Dalam memenuhi tujuan hukum melalui putusan hakim, ada sebuah gagasan yang disebut sebagai pendekatan heuristika hukum.
Membaca pemikiran teman saya sesama alumni Fakultas Hukum Universitas Islam Indonesia (UII), Prof Dr HM Syarifuddin, SH, MH, dalam Pidato Pengukuhan Guru Besar Tidak Tetap pada Fakultas Hukum Universitas Diponegoro, dengan judul: ‘Pembaruan Sistem Pemidanaan dalam Praktik Peradilan Modern: Pendekatan Heuristika Hukum’, mencerminkan kematangan pemikiran sebagai buah hasil pergumulan mencari dan menemukan jawaban atas setiap permasalahan hukum yang ujungnya adalah penjatuhan putusan oleh hakim.
Pekerjaan hakim tersebut sebagaimana diuraikan secara lugas dalam pidato pengukuhan tersebut, yakni upaya untuk menyelaraskan hukum dan keadilan melalui kegiatan menafsirkan aturan, membentuk norma baru, mendorong gerak pembaruan hukum adalah representasi proses kreatif dalam menerima dan memutus perkara. Puncaknya adalah menjatuhkan pidana, sebagai kulminasi dari pergulatan nurani dan kerja kreatif hakim untuk menegakkan hukum dan keadilan (Syarifuddin, 2021: 06).
Dalam menjalankan tugasnya, yang bersangkutan menyadari bahwa terdapat suatu problematika klasik yang belum mendapatkan jawaban secara tuntas, tidak saja dalam dunia akademis, melainkan sebuah tantangan dalam dunia praktik. Hal yang dimaksud adalah dalam hal disparitas pemidanaan, khususnya putusan perkara tindak pidana korupsi yang memiliki isu hukum sama. Adanya kesenjangan hukuman tanpa alasan yang jelas dalam pemidanaan perkara korupsi memberi gambaran masih adanya disparitas pemidanaan. Salah satu yang menjadi sebab adalah sistem minimum dan maksimum dalam pemidanaan kasus korupsi (Langkun, 2014: 2).

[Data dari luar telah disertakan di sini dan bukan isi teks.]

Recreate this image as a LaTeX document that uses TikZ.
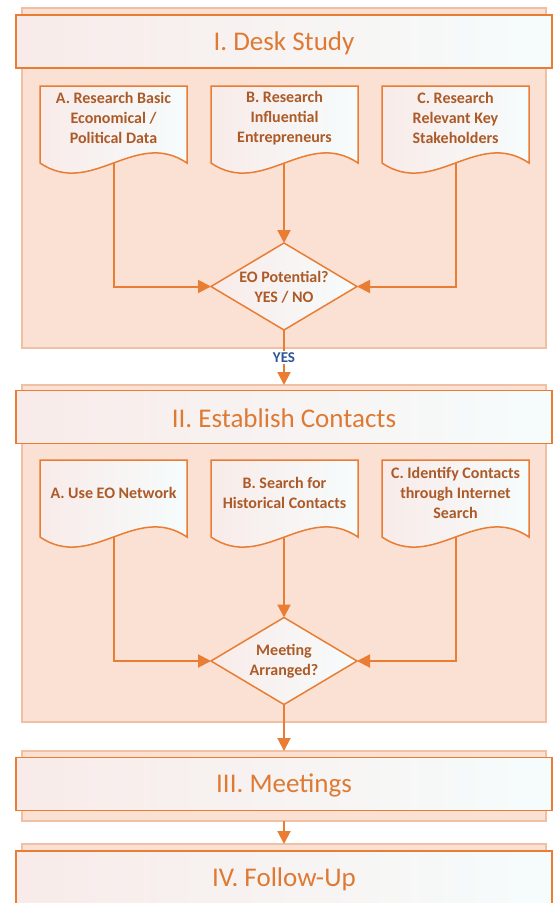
\documentclass[tikz,border=0pt]{standalone}
\usepackage{fontspec}
\setmainfont{Carlito}
\usetikzlibrary{arrows.meta,shapes.geometric}
\definecolor{orangeline}{RGB}{233,125,52}
\definecolor{secfill}{RGB}{251,225,211}
\definecolor{secline}{RGB}{240,192,165}
\definecolor{titletext}{RGB}{222,122,52}
\definecolor{doctextc}{RGB}{172,90,40}
\definecolor{yesblue}{RGB}{47,85,151}
\definecolor{shadeA}{RGB}{248,235,233}
\definecolor{shadeB}{RGB}{246,252,252}
\begin{document}
\begin{tikzpicture}[x=1pt,y=-1pt,
  secbg/.style={draw=secline, fill=secfill, line width=1.5pt, minimum width=524pt, inner sep=0pt, outer sep=0pt},
  titlebox/.style={draw=orangeline, line width=1.5pt, left color=shadeA, right color=shadeB, minimum width=536pt, minimum height=53pt, inner sep=0pt, outer sep=0pt},
  titletxt/.style={text=titletext, font=\fontsize{27}{31}\selectfont, inner sep=0pt},
  docbox/.style={minimum width=147pt, minimum height=77pt, inner sep=0pt, outer sep=0pt},
  docline/.style={draw=orangeline, line width=1.5pt, left color=shadeA, right color=shadeB},
  doctext/.style={align=center, text=doctextc, font=\fontsize{16}{20}\selectfont\bfseries, inner sep=0pt},
  decision/.style={diamond, draw=orangeline, line width=1.5pt, left color=shadeA, right color=shadeB, minimum width=146pt, minimum height=87pt, inner sep=0pt, outer sep=0pt},
  conn/.style={draw=orangeline, line width=2pt, -{Triangle[length=13pt,width=13pt]}},
  yeslabel/.style={fill=white, text=yesblue, font=\fontsize{15}{18}\selectfont\bfseries, inner sep=1.5pt}
]
\useasboundingbox (0,0) rectangle (557,903);

% Section backgrounds
\node[secbg, minimum height=340pt] (s1) at (284,178) {};
\node[secbg, minimum height=337pt] (s2) at (284,553.5) {};
\node[secbg, minimum height=70pt] (s3) at (284,786) {};
\node[secbg, minimum height=72pt] (s4) at (284,880) {};

% Titles
\node[titlebox] (t1) at (284,41.5) {};
\node[titlebox] (t2) at (284,417) {};
\node[titlebox] (t3) at (284,784) {};
\node[titlebox] (t4) at (284,877.5) {};
\node[titletxt] (t1t) at (284,43) {I. Desk Study};
\node[titletxt] (t2t) at (284,418.5) {II. Establish Contacts};
\node[titletxt] (t3t) at (284,785.5) {III. Meetings};
\node[titletxt] (t4t) at (284,879) {IV. Follow-Up};

% Document shapes
\node[docbox] (d1a) at (113.5,124.5) {};
\node[docbox] (d1b) at (284.5,124.5) {};
\node[docbox] (d1c) at (455.5,124.5) {};
\node[docbox] (d2a) at (113.5,498.5) {};
\node[docbox] (d2b) at (284.5,498.5) {};
\node[docbox] (d2c) at (455.5,498.5) {};
\foreach \n in {d1a,d1b,d1c,d2a,d2b,d2c}
  \path[docline] (\n.north west) -- (\n.north east) -- (\n.south east)
    .. controls +(-51.5,-35) and +(51.5,35) .. (\n.south west) -- cycle;

\node[doctext] (d1at) at (113.5,118) {A. Research Basic\\Economical /\\Political Data};
\node[doctext] (d1bt) at (284.5,118) {B. Research\\Influential\\Entrepreneurs};
\node[doctext] (d1ct) at (455.5,118) {C. Research\\Relevant Key\\Stakeholders};
\node[doctext] (d2at) at (113.5,493) {A. Use EO Network};
\node[doctext] (d2bt) at (284.5,493) {B. Search for\\Historical Contacts};
\node[doctext] (d2ct) at (455.5,493) {C. Identify Contacts\\through Internet\\Search};

% Decisions
\node[decision] (q1) at (284,286.5) {};
\node[doctext] (q1t) at (284,287) {EO Potential?\\YES / NO};
\node[decision] (q2) at (284,661) {};
\node[doctext] (q2t) at (284,661) {Meeting\\Arranged?};

% Connectors
\draw[conn] (d1a.south) |- (q1.west);
\draw[conn] (d1b.south -| q1.north) -- (q1.north);
\draw[conn] (d1c.south) |- (q1.east);
\draw[conn] (d2a.south) |- (q2.west);
\draw[conn] (d2b.south -| q2.north) -- (q2.north);
\draw[conn] (d2c.south) |- (q2.east);

\draw[conn] (q1.south) -- node[yeslabel] (yes) {YES} (s2.north);
\draw[conn] (q2.south) -- (s3.north);
\draw[conn] (s3.south) -- (s4.north);
\end{tikzpicture}
\end{document}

Disparitas ini menyebabkan terjadinya degradasi bagi kepercayaan masyarakat terhadap berbagai putusan pengadilan yang dianggap tidak konsisten. Dalam konteks yang lebih luas, hal ini semakin melebarkan jarak antara ekspetasi masyarakat terhadap putusan hakim dan apa yang menjadi tujuan hukum itu sendiri. Meminjam pandangan Gustav Radbruch, bahwa terdapat setidaknya tiga tujuan hukum, yakni keadilan hukum, kemanfaatan hukum, dan kepastian hukum.

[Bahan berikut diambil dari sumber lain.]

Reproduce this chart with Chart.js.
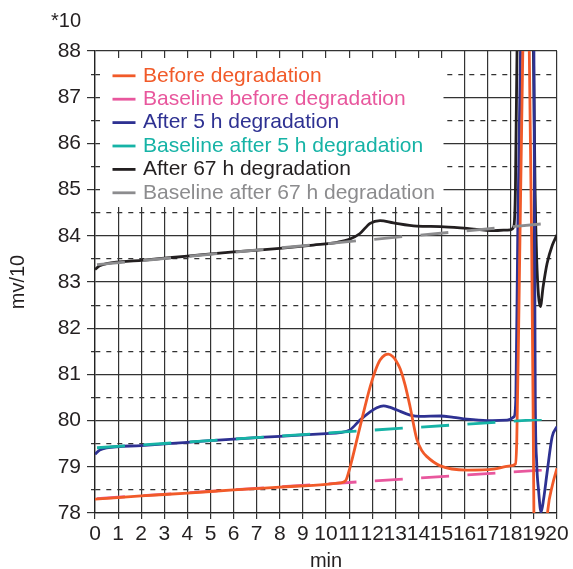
<!DOCTYPE html>
<html>
<head>
<meta charset="utf-8">
<title>mv/10 vs min</title>
<script src="https://cdn.jsdelivr.net/npm/chart.js@4.4.0/dist/chart.umd.min.js"></script>
<style>
  html, body { margin: 0; padding: 0; background: #fff; }
  canvas { display: block; }
</style>
</head>
<body>
<canvas id="trace" width="573" height="569"></canvas>
<script>
const FONT = "'Liberation Sans', Arial, sans-serif";
const GRID = '#333';
const INK = '#231f20';

const seriesNames = [
  'Before degradation',
  'Baseline before degradation',
  'After 5 h degradation',
  'Baseline after 5 h degradation',
  'After 67 h degradation',
  'Baseline after 67 h degradation'
];
const seriesColors = ['#f15a29', '#e8579d', '#2e3192', '#16b3a6', '#231f20', '#8c8c8e'];

const xTickLabels = ['0', '1', '2', '3', '4', '5', '6', '7', '8', '9', '10',
  '11', '12', '13', '14', '15', '16', '17', '18', '19', '20'];
const yTickLabels = ['78', '79', '80', '81', '82', '83', '84', '85', '86', '87', '88'];

// before degradation
const beforeX = [0, 2, 4, 6, 8, 10, 10.6, 10.85, 11.04, 11.47, 11.91, 12.15, 12.34, 12.55, 12.7,
  12.9, 13.05, 13.21, 13.42, 13.64, 13.93, 14.15, 14.37, 14.95, 16.1, 17.25, 17.98, 18.2,
  18.26, 18.34, 18.52, 18.66, 18.8, 18.9, 18.97, 19.0, 19.1, 19.35, 19.5, 19.6, 19.8, 20];
const beforeY = [78.3, 78.37, 78.43, 78.5, 78.56, 78.62, 78.65, 78.7, 78.99, 79.86, 80.73, 81.1, 81.31, 81.42, 81.44,
  81.38, 81.28, 81.12, 80.78, 80.3, 79.6, 79.35, 79.22, 79.02, 78.93, 78.95, 79.02, 79.06,
  79.6, 82, 88, 90.5, 88, 84, 80, 78, 76.5, 76, 77.3, 78.05, 78.6, 78.97];
const baseBeforeX = [0, 19.43];
const baseBeforeY = [78.31, 78.93];

// after 5 h
const after5X = [0, 0.2, 0.5, 2, 4, 6, 8, 10, 10.6, 11.04, 11.47, 11.91, 12.2, 12.49, 12.75, 13.07,
  13.64, 14.08, 14.95, 15.52, 16.1, 16.97, 17.84, 18.13, 18.22, 18.3, 18.42, 18.7, 19.0,
  19.03, 19.06, 19.12, 19.2, 19.31, 19.42, 19.57, 19.79, 20];
const after5Y = [79.27, 79.36, 79.41, 79.46, 79.53, 79.6, 79.66, 79.72, 79.74, 79.8, 80.01, 80.19, 80.28, 80.32, 80.29, 80.23,
  80.12, 80.09, 80.1, 80.07, 80.03, 80.0, 80.01, 80.08, 80.5, 84, 88, 91, 88,
  84, 80.5, 79.1, 78.5, 78.02, 78.3, 78.87, 79.65, 79.87];
const base5X = [0, 19.43];
const base5Y = [79.41, 80.03];

// after 67 h
const after67X = [0, 0.2, 0.5, 2, 4, 6, 8, 9.45, 10.5, 11.04, 11.47, 11.91, 12.34, 12.92, 13.93,
  14.95, 16.1, 17.26, 17.98, 18.13, 18.2, 18.27, 18.6, 18.98, 19.05, 19.12, 19.2, 19.28,
  19.4, 19.57, 19.8, 20];
const after67Y = [83.27, 83.35, 83.4, 83.47, 83.56, 83.65, 83.73, 83.8, 83.86, 83.93, 84.05, 84.27, 84.33, 84.28, 84.21,
  84.2, 84.16, 84.11, 84.13, 84.2, 85, 88, 91, 88, 85, 83.5, 82.7, 82.47,
  82.9, 83.4, 83.8, 84.02];
const base67X = [0, 19.4];
const base67Y = [83.37, 84.26];

const pts = (xs, ys) => xs.map((x, i) => ({ x, y: ys[i] }));
const isHalf = v => v != null && !Number.isInteger(v);

function series(i, xs, ys, dashed, order) {
  return {
    label: seriesNames[i],
    data: pts(xs, ys),
    borderColor: seriesColors[i],
    borderWidth: 2.8,
    pointRadius: 0,
    cubicInterpolationMode: 'monotone',
    borderDash: dashed ? [28, 18.4] : [],
    borderDashOffset: dashed ? 44.4 : 0,
    order
  };
}

// legend panel sits on top of the grid in the upper left corner
const legendPanel = {
  id: 'legendPanel',
  beforeDatasetsDraw(chart) {
    const { ctx, chartArea: a } = chart;
    ctx.save();
    ctx.fillStyle = '#fff';
    ctx.fillRect(a.left + 5, a.top + 7, 343.5, 149);
    ctx.font = '21px ' + FONT;
    ctx.textBaseline = 'middle';
    ctx.textAlign = 'left';
    seriesNames.forEach((name, i) => {
      const y = a.top + 24.8 + i * 23.4;
      ctx.strokeStyle = seriesColors[i];
      ctx.lineWidth = 2.8;
      ctx.beginPath();
      ctx.moveTo(a.left + 17.5, y);
      ctx.lineTo(a.left + 40.5, y);
      ctx.stroke();
      ctx.fillStyle = seriesColors[i];
      ctx.fillText(name, a.left + 48, y);
    });
    ctx.font = '20px ' + FONT;
    ctx.fillStyle = INK;
    ctx.fillText('*10', 51, 21);
    ctx.restore();
  }
};

new Chart(document.getElementById('trace'), {
  type: 'line',
  data: {
    datasets: [
      series(0, beforeX, beforeY, false, 2),
      series(1, baseBeforeX, baseBeforeY, true, 5),
      series(2, after5X, after5Y, false, 3),
      series(3, base5X, base5Y, true, 1),
      series(4, after67X, after67Y, false, 4),
      series(5, base67X, base67Y, true, 0)
    ]
  },
  options: {
    responsive: false,
    animation: false,
    layout: { padding: { top: 51, right: 16, bottom: 0, left: 0 } },
    plugins: { legend: { display: false }, tooltip: { enabled: false } },
    scales: {
      x: {
        type: 'linear',
        min: 0,
        max: 20,
        ticks: {
          stepSize: 1,
          autoSkip: false,
          maxRotation: 0,
          padding: 3,
          color: INK,
          font: { family: FONT, size: 21 },
          callback: v => xTickLabels[v]
        },
        grid: { color: GRID, lineWidth: 1.2, tickLength: 6, tickColor: GRID },
        border: { color: '#222', width: 1.3 },
        title: {
          display: true,
          text: 'min',
          color: INK,
          font: { family: FONT, size: 20, lineHeight: 0.77 },
          padding: 0
        },
        afterFit: s => { s.height = 56; }
      },
      y: {
        type: 'linear',
        min: 78,
        max: 88,
        ticks: {
          stepSize: 0.5,
          autoSkip: false,
          padding: 6,
          color: INK,
          font: { family: FONT, size: 21 },
          callback: v => Number.isInteger(v) ? yTickLabels[v - 78] : ''
        },
        grid: {
          color: GRID,
          lineWidth: 1.2,
          tickLength: 8,
          tickColor: GRID,
          tickBorderDash: c => isHalf(c.tick && c.tick.value) ? [0, 4, 4, 0] : []
        },
        border: {
          color: '#222',
          width: 1.3,
          dash: c => isHalf(c.tick && c.tick.value) ? [5, 6] : []
        },
        title: {
          display: true,
          text: 'mv/10',
          color: INK,
          font: { family: FONT, size: 20 },
          padding: { top: 6, bottom: 0 }
        },
        afterFit: s => { s.width = 95; }
      }
    }
  },
  plugins: [legendPanel]
});
</script>
</body>
</html>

Dalam mewujudkan tujuan hukum, Gustav Radbruch menyatakan perlu menggunakan asas prioritas dari tiga nilai dasar yang menjadi tujuan hukum. Hal ini disebabkan karena dalam realitasnya, keadilan hukum sering berbenturan dengan kemanfaatan dan kepastian hukum dan begitupun sebaliknya. Di antara tiga nilai dasar tujuan hukum tersebut, pada saat terjadi benturan, maka mesti ada yang dikorbankan. Untuk itu, asas prioritas yang digunakan oleh Gustav Radbruch harus dilaksanakan dengan urutan sebagai berikut: 1. Keadilan Hukum; 2. Kemanfaatan Hukum; 3. Kepastian Hukum (Erwin, 2012: 123).

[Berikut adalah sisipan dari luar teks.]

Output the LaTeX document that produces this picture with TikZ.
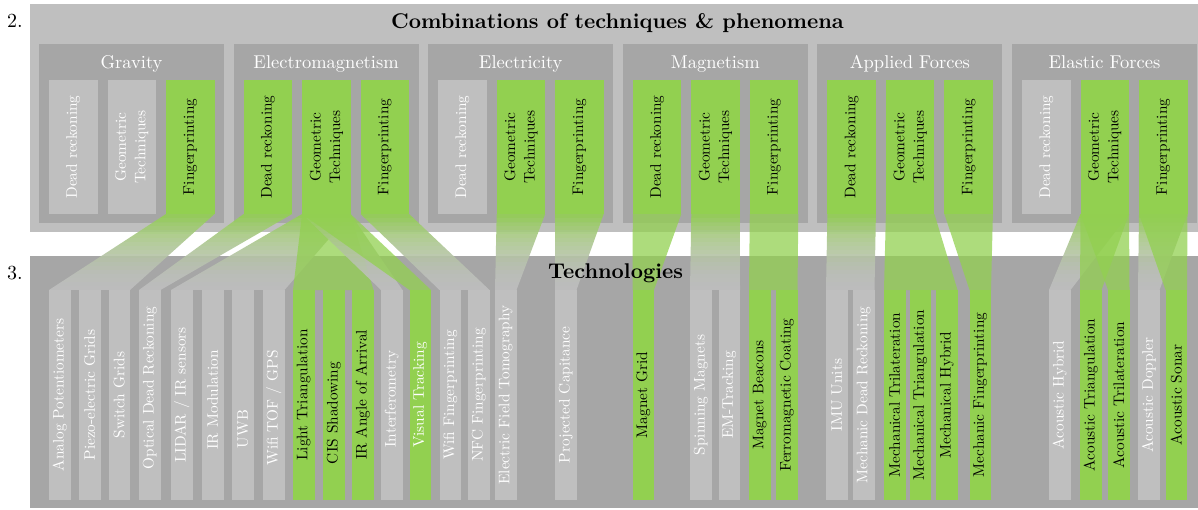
\documentclass[tikz,border=0pt]{standalone}
\usepackage{fontspec}
\setmainfont{lmroman10-regular.otf}[BoldFont=lmroman10-bold.otf]
\definecolor{lg}{RGB}{191,191,191}
\definecolor{dg}{RGB}{166,166,166}
\definecolor{gr}{RGB}{146,208,80}
\tikzset{
  cbar/.style={minimum width=48.5pt, minimum height=134pt, inner sep=0pt, outer sep=0pt},
  tbar/.style={minimum width=21.5pt, minimum height=210pt, inner sep=0pt, outer sep=0pt},
  vtext/.style={rotate=90, align=center, inner sep=0pt, font=\fontsize{15.3}{19.5}\selectfont},
  grouplabel/.style={text=white, anchor=base, font=\fontsize{18.5}{22}\selectfont},
  bigtitle/.style={anchor=base, font=\fontsize{21.3}{26}\selectfont\bfseries},
  numlabel/.style={anchor=base, font=\fontsize{20}{24}\selectfont},
  grayflow/.style={fill opacity=0.9},
  greenflow/.style={fill opacity=0.75},
}
\newcommand\combar[5]{%
  \node[cbar, fill=#3] (#1) at (#2+24.25,147) {};
  \node[vtext, text=#4] at (#1.center) {#5};}
\newcommand\techbar[6][395]{%
  \node[tbar, fill=#4] (#2) at (#3+10.75,395) {};
  \node[vtext, text=#5] at (#3+10.75,#1) {#6};}
\newcommand\groupbox[3]{%
  \fill[dg] (#2,44) rectangle (#2+185,223);
  \node[grouplabel] (#1) at (#2+92.5,68) {#3};}
% flow from a combination bar (#1) to the span of technology bars #2..#3, green fading to grey
\newcommand\flowtogray[3]{%
  \begin{scope}
    \clip (#1.south west) -- (#1.south east) -- (#3.north east) -- (#2.north west) -- cycle;
    \foreach \i in {0,...,18}{%
      \pgfmathsetmacro\p{100*(1-(\i+0.5)/19)^1.8}%
      \colorlet{flowc}{gr!\p!lg}%
      \fill[flowc, grayflow] (0,214+4*\i) rectangle (1198,218+4*\i);
    }
  \end{scope}}
% flow from a combination bar (#1) to the span of technology bars #2..#3, green
\newcommand\flowtogreen[3]{%
  \fill[gr, greenflow] (#1.south west) -- (#1.south east) -- (#3.north east) -- (#2.north west) -- cycle;}
\begin{document}
\begin{tikzpicture}[x=1pt,y=-1pt]
\useasboundingbox (0,0) rectangle (1198,509);
% panels
\fill[lg] (30,4) rectangle (1198,232);
\fill[dg] (30,256) rectangle (1198,508);
\node[numlabel] (n2) at (15,27) {2.};
\node[numlabel] (n3) at (15,279.5) {3.};
\node[bigtitle] (title2) at (617.5,28.5) {Combinations of techniques \& phenomena};
% groups
\groupbox{gGrav}{39}{Gravity}
\groupbox{gEM}{233.6}{Electromagnetism}
\groupbox{gElec}{428.2}{Electricity}
\groupbox{gMag}{622.8}{Magnetism}
\groupbox{gApp}{817.4}{Applied Forces}
\groupbox{gEla}{1012}{Elastic Forces}
% combination bars
\combar{grDR}{49}{lg}{white}{Dead reckoning}
\combar{grGT}{107.5}{lg}{white}{Geometric\\Techniques}
\combar{grFP}{166}{gr}{black}{Fingerprinting}
\combar{emDR}{243.6}{gr}{black}{Dead reckoning}
\combar{emGT}{302.1}{gr}{black}{Geometric\\Techniques}
\combar{emFP}{360.6}{gr}{black}{Fingerprinting}
\combar{elDR}{438.2}{lg}{white}{Dead reckoning}
\combar{elGT}{496.7}{gr}{black}{Geometric\\Techniques}
\combar{elFP}{555.2}{gr}{black}{Fingerprinting}
\combar{mgDR}{632.8}{gr}{black}{Dead reckoning}
\combar{mgGT}{691.3}{gr}{black}{Geometric\\Techniques}
\combar{mgFP}{749.8}{gr}{black}{Fingerprinting}
\combar{apDR}{827.4}{gr}{black}{Dead reckoning}
\combar{apGT}{885.9}{gr}{black}{Geometric\\Techniques}
\combar{apFP}{944.4}{gr}{black}{Fingerprinting}
\combar{esDR}{1022}{lg}{white}{Dead reckoning}
\combar{esGT}{1080.5}{gr}{black}{Geometric\\Techniques}
\combar{esFP}{1139}{gr}{black}{Fingerprinting}
% technology bars
\techbar{t1}{49}{lg}{white}{Analog Potentiometers}
\techbar{t2}{79}{lg}{white}{Piezo-electric Grids}
\techbar{t3}{108.5}{lg}{white}{Switch Grids}
\techbar[388]{t4}{139}{lg}{white}{Optical Dead Reckoning}
\techbar{t5}{171}{lg}{white}{LIDAR / IR sensors}
\techbar[400]{t6}{202}{lg}{white}{IR Modulation}
\techbar[429]{t7}{232}{lg}{white}{UWB}
\techbar[408]{t8}{263}{lg}{white}{Wifi TOF / GPS}
\techbar{t9}{293}{gr}{black}{Light Triangulation}
\techbar[413]{t10}{323}{gr}{black}{CIS Shadowing}
\techbar{t11}{352}{gr}{black}{IR Angle of Arrival}
\techbar[399]{t12}{381}{lg}{white}{Interferometry}
\techbar{t13}{409.5}{gr}{white}{Visual Tracking}
\techbar{t14}{439.5}{lg}{white}{Wifi Fingerprinting}
\techbar{t15}{468}{lg}{white}{NFC Fingerprinting}
\techbar{t16}{495}{lg}{white}{Electric Field Tomography}
\techbar{t17}{555}{lg}{white}{Projected Capitance}
\techbar{t18}{632.5}{gr}{black}{Magnet Grid}
\techbar{t19}{690}{lg}{white}{Spinning Magnets}
\techbar{t20}{718.5}{lg}{white}{EM-Tracking}
\techbar{t21}{749}{gr}{black}{Magnet Beacons}
\techbar{t22}{776}{gr}{black}{Ferromagnetic Coating}
\techbar{t23}{826}{lg}{white}{IMU Units}
\techbar{t24}{853}{lg}{white}{Mechanic Dead Reckoning}
\techbar{t25}{884}{gr}{black}{Mechanical Trilateration}
\techbar{t26}{909.5}{gr}{black}{Mechanical Triangulation}
\techbar{t27}{936}{gr}{black}{Mechanical Hybrid}
\techbar{t28}{969.5}{gr}{black}{Mechanic Fingerprinting}
\techbar{t29}{1049}{lg}{white}{Acoustic Hybrid}
\techbar{t30}{1080}{gr}{black}{Acoustic Triangulation}
\techbar{t31}{1108}{gr}{black}{Acoustic Trilateration}
\techbar{t32}{1138}{lg}{white}{Acoustic Doppler}
\techbar{t33}{1165.5}{gr}{black}{Acoustic Sonar}
% flows
\flowtogray{grFP}{t1}{t3}
\flowtogray{emDR}{t4}{t4}
\flowtogray{emGT}{t5}{t8}
\flowtogreen{emGT}{t9}{t11}
\flowtogray{emGT}{t12}{t12}
\flowtogreen{emGT}{t13}{t13}
\flowtogray{emFP}{t14}{t15}
\flowtogray{elGT}{t16}{t16}
\flowtogray{elFP}{t17}{t17}
\flowtogreen{mgDR}{t18}{t18}
\flowtogray{mgGT}{t19}{t20}
\flowtogreen{mgFP}{t21}{t22}
\flowtogray{apDR}{t23}{t24}
\flowtogreen{apGT}{t25}{t27}
\flowtogreen{apFP}{t28}{t28}
\flowtogray{esGT}{t29}{t29}
\flowtogreen{esGT}{t30}{t30}
\flowtogreen{esGT}{t31}{t31}
\flowtogray{esFP}{t32}{t32}
\flowtogreen{esFP}{t33}{t33}
\node[bigtitle] (title3) at (615.5,278.5) {Technologies};
\end{tikzpicture}
\end{document}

Urutan yang demikian menunjukan bahwa demikian pentingnya posisi keadilan dalam setiap penjatuhan putusan. Namun tidak berhenti sampai di situ, keadilan juga harus membawa manfaat bagi seluruh pihak, dan pada akhirnya keadilan dan kemanfaatan tersebut dibulatkan melalui bentuk sebuah putusan yang mencerminkan terpenuhinya kepastian hukum.
Dengan jalan pikiran yang demikian, maka putusan hakim tidak sekedar menjadi sebuah dokumen hukum yang mencerminkan ‘aura’ kepastian hukum di dalamnya, tetapi dalam setiap lembar, setiap pertimbangan, dan setiap argumentasi yang terurai dalam membentuk sebuah putusan, di dalamnya terdapat sinar-sinar keadilan hukum yang memandu setiap aliran pikiran yang pada akhirnya turut membawa kemanfaatan hukum.